I picked at the blemishes until my face looked like a war zone, and the lumps on my back – the ones within reach, anyway – puffed up, angry and purple-red. When I came down to the kitchen Grandpa said, “What happened to your face?”

“Nothing.”

After breakfast Grandpa and I pulled Gramma's clothes from the closet and under the bed and bagged them for the Salvation Army. It went surprisingly smoothly, no fights and little crankiness, which must be some sort of record with Grandpa and me. I wondered if he'd think to look under the mattress and discern that I'd filched the pictures, but he never did.

Once, after a bathroom break, I re-entered the bedroom to find him holding a dress up to himself, like he was hugging it. His eyes were bright.

“She wore this.” It was old, a pink gown with dim silver sequins and beads, in that flowy material that always made me think of ballerinas. “Do you want it?” I stepped into the room, reached out and caressed the fabric. It caught on the roughened skin of my fingers.
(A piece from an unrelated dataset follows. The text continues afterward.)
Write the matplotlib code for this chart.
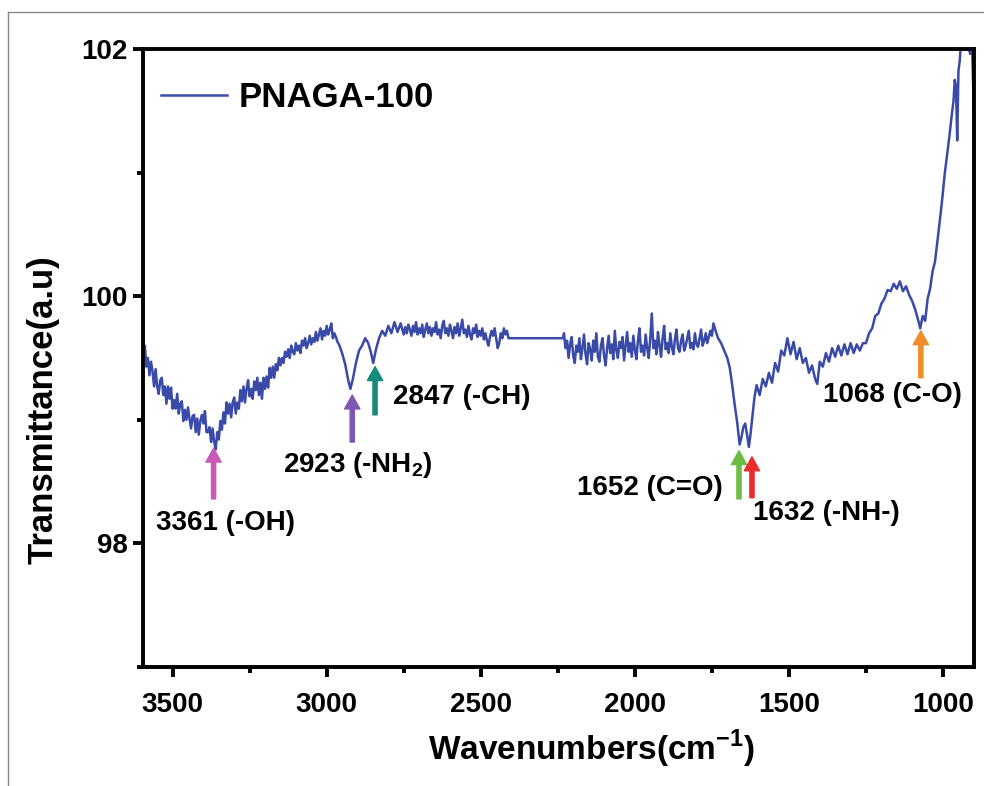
import matplotlib
matplotlib.use('Agg')
import matplotlib.pyplot as plt
from matplotlib.lines import Line2D
from matplotlib.ticker import MultipleLocator

plt.rcParams['font.family'] = ['Liberation Sans']
plt.rcParams['font.weight'] = 'bold'
plt.rcParams['mathtext.fontset'] = 'custom'
plt.rcParams['mathtext.rm'] = 'Liberation Sans:bold'
plt.rcParams['mathtext.bf'] = 'Liberation Sans:bold'

# FTIR spectrum of PNAGA-100
# broad -OH band
wn_oh = [
    3600, 3595, 3590, 3585, 3580, 3575, 3570, 3565, 3560, 3555,
    3550, 3545, 3540, 3535, 3530, 3525, 3520, 3515, 3510, 3505,
    3500, 3495, 3490, 3485, 3480, 3475, 3470, 3465, 3460, 3455,
    3450, 3445, 3440, 3435, 3430, 3425, 3420, 3415, 3410, 3405,
    3400, 3395, 3390, 3385, 3380, 3375, 3370, 3365, 3360, 3355,
    3350, 3345, 3340, 3335, 3330, 3325, 3320, 3315, 3310, 3305,
    3300, 3295, 3290, 3285, 3280, 3275, 3270, 3265, 3260, 3255,
    3250, 3245, 3240, 3235, 3230, 3225, 3220, 3215, 3210, 3205,
    3200, 3195, 3190, 3185, 3180, 3175, 3170, 3165, 3160, 3155,
]
t_oh = [
    99.64, 99.51, 99.60, 99.43, 99.50, 99.36, 99.47, 99.39, 99.27, 99.41,
    99.27, 99.21, 99.32, 99.34, 99.20, 99.27, 99.13, 99.27, 99.17, 99.26,
    99.09, 99.16, 99.09, 99.21, 99.05, 99.13, 99.15, 98.99, 99.08, 99.00,
    99.10, 99.01, 98.93, 99.03, 99.04, 98.90, 99.01, 98.88, 98.99, 99.04,
    98.97, 99.07, 98.90, 98.90, 98.94, 98.82, 98.93, 98.82, 98.76, 98.90,
    98.84, 98.99, 98.92, 99.06, 98.97, 99.14, 99.05, 99.13, 99.02, 99.14,
    99.18, 99.05, 99.14, 99.09, 99.24, 99.15, 99.27, 99.14, 99.25, 99.32,
    99.19, 99.25, 99.17, 99.31, 99.24, 99.34, 99.20, 99.30, 99.17, 99.34,
    99.25, 99.35, 99.26, 99.42, 99.34, 99.43, 99.34, 99.45, 99.40, 99.50,
]
# rise towards the C-H region
wn_rise = [
    3150, 3145, 3140, 3135, 3130, 3125, 3120, 3115, 3110, 3105,
    3100, 3095, 3090, 3085, 3080, 3075, 3070, 3065, 3060, 3055,
    3050, 3045, 3040, 3035, 3030, 3025, 3020, 3015, 3010, 3005,
    3000, 2995, 2990, 2985, 2980, 2975, 2970, 2965, 2960,
]
t_rise = [
    99.44, 99.50, 99.46, 99.55, 99.51, 99.57, 99.50, 99.60, 99.55, 99.53,
    99.62, 99.56, 99.60, 99.54, 99.64, 99.60, 99.66, 99.58, 99.62, 99.68,
    99.61, 99.66, 99.63, 99.71, 99.64, 99.69, 99.74, 99.65, 99.72, 99.68,
    99.76, 99.69, 99.73, 99.78, 99.66, 99.70, 99.67, 99.63, 99.61,
]
# -NH2 and -CH dips
wn_ch = [
    2950, 2940, 2930, 2923, 2915, 2905, 2895, 2885, 2875, 2865,
    2857, 2849, 2840, 2830, 2820, 2810, 2800, 2790, 2780, 2770,
    2760, 2750,
]
t_ch = [
    99.54, 99.45, 99.32, 99.25, 99.33, 99.46, 99.56, 99.60, 99.66, 99.62,
    99.55, 99.46, 99.57, 99.66, 99.72, 99.68, 99.76, 99.70, 99.79, 99.71,
    99.78, 99.69,
]
# plateau before the instrument gap
wn_plat = [
    2745, 2740, 2735, 2730, 2725, 2720, 2715, 2710, 2705, 2700,
    2695, 2690, 2685, 2680, 2675, 2670, 2665, 2660, 2655, 2650,
    2645, 2640, 2635, 2630, 2625, 2620, 2615, 2610, 2605, 2600,
    2595, 2590, 2585, 2580, 2575, 2570, 2565, 2560, 2555, 2550,
    2545, 2540, 2535, 2530, 2525, 2520, 2515, 2510, 2505, 2500,
    2495, 2490, 2485, 2480, 2475, 2470, 2465, 2460, 2455, 2450,
    2445, 2440, 2435, 2430, 2425, 2420, 2415, 2410,
]
t_plat = [
    99.75, 99.70, 99.77, 99.73, 99.68, 99.76, 99.71, 99.79, 99.69, 99.74,
    99.70, 99.77, 99.67, 99.73, 99.78, 99.70, 99.75, 99.68, 99.74, 99.71,
    99.79, 99.69, 99.73, 99.66, 99.76, 99.80, 99.70, 99.74, 99.68, 99.77,
    99.72, 99.66, 99.75, 99.70, 99.78, 99.68, 99.74, 99.81, 99.70, 99.73,
    99.67, 99.76, 99.69, 99.65, 99.74, 99.70, 99.77, 99.67, 99.72, 99.68,
    99.74, 99.65, 99.70, 99.64, 99.60, 99.67, 99.72, 99.68, 99.74, 99.66,
    99.58, 99.62, 99.70, 99.66, 99.74, 99.69, 99.72, 99.66,
]
# noisy stretch 2233-1738
wn_mid = [
    2233, 2230, 2225, 2220, 2215, 2210, 2205, 2200, 2195, 2190,
    2185, 2180, 2175, 2170, 2165, 2160, 2155, 2150, 2145, 2140,
    2135, 2130, 2125, 2120, 2115, 2110, 2105, 2100, 2095, 2090,
    2085, 2080, 2075, 2070, 2065, 2060, 2055, 2050, 2045, 2040,
    2035, 2030, 2025, 2020, 2015, 2010, 2005, 2000, 1995, 1990,
    1985, 1980, 1975, 1970, 1965, 1960, 1955, 1950, 1945, 1940,
    1935, 1930, 1925, 1920, 1915, 1910, 1905, 1900, 1895, 1890,
    1885, 1880, 1875, 1870, 1865, 1860, 1855, 1850, 1845, 1840,
    1835, 1830, 1825, 1820, 1815, 1810, 1805, 1800, 1795, 1790,
    1785, 1780, 1775, 1770, 1765, 1760, 1755, 1750, 1745, 1738,
]
t_mid = [
    99.66, 99.70, 99.58, 99.64, 99.50, 99.61, 99.67, 99.52, 99.46, 99.60,
    99.55, 99.66, 99.49, 99.58, 99.69, 99.53, 99.45, 99.62, 99.57, 99.48,
    99.64, 99.55, 99.70, 99.51, 99.47, 99.60, 99.66, 99.52, 99.44, 99.58,
    99.68, 99.54, 99.61, 99.49, 99.72, 99.56, 99.50, 99.63, 99.58, 99.67,
    99.48, 99.60, 99.71, 99.55, 99.62, 99.51, 99.68, 99.57, 99.49, 99.64,
    99.74, 99.55, 99.60, 99.52, 99.69, 99.58, 99.50, 99.66, 99.86, 99.58,
    99.64, 99.53, 99.71, 99.60, 99.51, 99.66, 99.76, 99.57, 99.62, 99.54,
    99.70, 99.59, 99.53, 99.65, 99.73, 99.58, 99.55, 99.64, 99.69, 99.56,
    99.60, 99.66, 99.72, 99.58, 99.62, 99.57, 99.70, 99.61, 99.59, 99.66,
    99.73, 99.60, 99.64, 99.70, 99.62, 99.67, 99.72, 99.68, 99.78, 99.72,
]
# C=O / -NH- doublet
wn_co = [
    1730, 1720, 1710, 1700, 1692, 1684, 1676, 1668, 1660, 1654,
    1648, 1642, 1636, 1630, 1624, 1618, 1612,
]
t_co = [
    99.66, 99.62, 99.56, 99.50, 99.42, 99.28, 99.12, 98.98, 98.80, 98.86,
    98.94, 98.97, 98.88, 98.78, 98.90, 99.04, 99.18,
]
# recovery 1605-1260
wn_low = [
    1605, 1595, 1585, 1575, 1565, 1555, 1545, 1535, 1525, 1515,
    1505, 1495, 1485, 1475, 1465, 1455, 1445, 1435, 1425, 1415,
    1408, 1400, 1390, 1380, 1370, 1360, 1350, 1340, 1330, 1320,
    1310, 1300, 1290, 1280, 1270, 1260,
]
t_low = [
    99.28, 99.20, 99.33, 99.27, 99.38, 99.30, 99.46, 99.39, 99.56, 99.52,
    99.66, 99.53, 99.63, 99.49, 99.58, 99.46, 99.50, 99.38, 99.44, 99.33,
    99.29, 99.47, 99.43, 99.54, 99.47, 99.58, 99.51, 99.60, 99.52, 99.61,
    99.53, 99.62, 99.54, 99.61, 99.56, 99.62,
]
# C-O band and steep rise at the end
wn_end = [
    1250, 1240, 1230, 1220, 1210, 1200, 1190, 1180, 1170, 1160,
    1150, 1140, 1130, 1120, 1110, 1100, 1090, 1080, 1074, 1066,
    1058, 1050, 1042, 1034, 1026, 1018, 1010, 1002, 995, 988,
    980, 972, 966, 962, 958, 954, 950, 946, 942, 936,
    930, 924, 918, 912, 906, 902, 900,
]
t_end = [
    99.62, 99.70, 99.74, 99.84, 99.86, 99.94, 99.98, 100.05, 100.04, 100.10,
    100.06, 100.12, 100.04, 100.08, 100.01, 99.96, 99.89, 99.80, 99.74, 99.84,
    99.80, 99.98, 100.06, 100.20, 100.28, 100.45, 100.62, 100.80, 100.98, 101.12,
    101.28, 101.46, 101.58, 101.75, 101.70, 101.26, 101.82, 101.90, 102.04, 102.06,
    102.02, 102.05, 102.03, 101.96, 102.04, 101.70, 101.50,
]

wavenumber = wn_oh + wn_rise + wn_ch + wn_plat + wn_mid + wn_co + wn_low + wn_end
transmittance = t_oh + t_rise + t_ch + t_plat + t_mid + t_co + t_low + t_end

# peak assignments: label, peak wavenumber, arrow colour
peak_labels = ['3361 (-OH)', '2923 (-NH$_2$)', '2847 (-CH)', '1652 (C=O)', '1632 (-NH-)', '1068 (C-O)']
peak_wn = [3367, 2917, 2843, 1662, 1620, 1072]
arrow_colors = ['#c75bb5', '#7d57b3', '#168a7d', '#6cbd45', '#ee2b2b', '#f28c28']

fig = plt.figure(figsize=(9.84, 7.86), dpi=100)
ax = fig.add_axes([0.145, 0.1514, 0.845, 0.7863])

ax.plot(wavenumber, transmittance, color='#3a4aa8', lw=1.8, label='PNAGA-100')

ax.set_xlim(3597, 899)
ax.set_ylim(97, 102)
ax.xaxis.set_major_locator(MultipleLocator(500))
ax.xaxis.set_minor_locator(MultipleLocator(250))
ax.yaxis.set_major_locator(MultipleLocator(2))
ax.yaxis.set_minor_locator(MultipleLocator(1))

for s in ax.spines.values():
    s.set_linewidth(2.8)
ax.tick_params(which='major', direction='out', length=7, width=2.8, labelsize=20)
ax.tick_params(axis='x', which='major', pad=11)
ax.tick_params(axis='y', which='major', pad=4)
ax.tick_params(which='minor', direction='out', length=4, width=2.8)

ax.set_xlabel('Wavenumbers(cm$^{-1}$)', fontsize=24, fontweight='bold', va='top')
ax.xaxis.set_label_coords(0.54, -0.098)
ax.set_ylabel('Transmittance(a.u)', fontsize=25, fontweight='bold')
ax.yaxis.set_label_coords(-0.100, 0.416)

# arrows (tail, tip) and label spots
arrow_y = [(98.36, 98.77), (98.82, 99.20), (99.04, 99.43), (98.36, 98.75), (98.37, 98.70), (99.34, 99.72)]
text_xy = [(3329, 98.11, 'center'), (2898, 98.575, 'center'), (2784, 99.13, 'left'),
           (1714, 98.39, 'right'), (1617, 98.19, 'left'), (1164, 99.14, 'center')]
for lab, x, c, (y0, y1), (tx, ty, ha) in zip(peak_labels, peak_wn, arrow_colors, arrow_y, text_xy):
    ax.annotate('', xy=(x, y1), xytext=(x, y0),
                arrowprops=dict(color=c, width=3, headwidth=11, headlength=10, shrink=0))
    ax.text(tx, ty, lab, fontsize=20, fontweight='bold', ha=ha, va='baseline')

ax.legend(loc='center left', bbox_to_anchor=(0.022, 0.922), frameon=False,
          borderpad=0, borderaxespad=0, handlelength=1.9, handletextpad=0.34,
          prop={'weight': 'bold', 'size': 25})

# thin grey frame round the picture
fig.add_artist(Line2D([8 / 984, 8 / 984], [0, 1 - 12 / 786], transform=fig.transFigure, color='#888888', lw=1))
fig.add_artist(Line2D([8 / 984, 1], [1 - 12 / 786, 1 - 12 / 786], transform=fig.transFigure, color='#888888', lw=1))

fig.savefig('out.png', dpi=100)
The smell of mothballs filled my nostrils, an old musty scent and a hint of some perfume. There was no chance in hell it'd fit me; I was at least five inches taller than Gramma, and twice as skinny.

“Sure,” I said. “I'd love it.”

The closet looked empty when we'd done. I swept it out, and spaced Grandpa's suit, his trousers and shirts, along the rail, and there was nothing else I could do. Gramma's wedding dress, covered in clinging drycleaning plastic, hung at one end. Both of us, for no really good reason, felt unable to pack her wedding dress off to a thrift-shop.

After we'd done with the clothes, the two of us slumped exhausted in the kitchen. I was vacillating between a kettle for tea or a beer when Grandpa said, “Well. Guess we'd better sort through her papers.”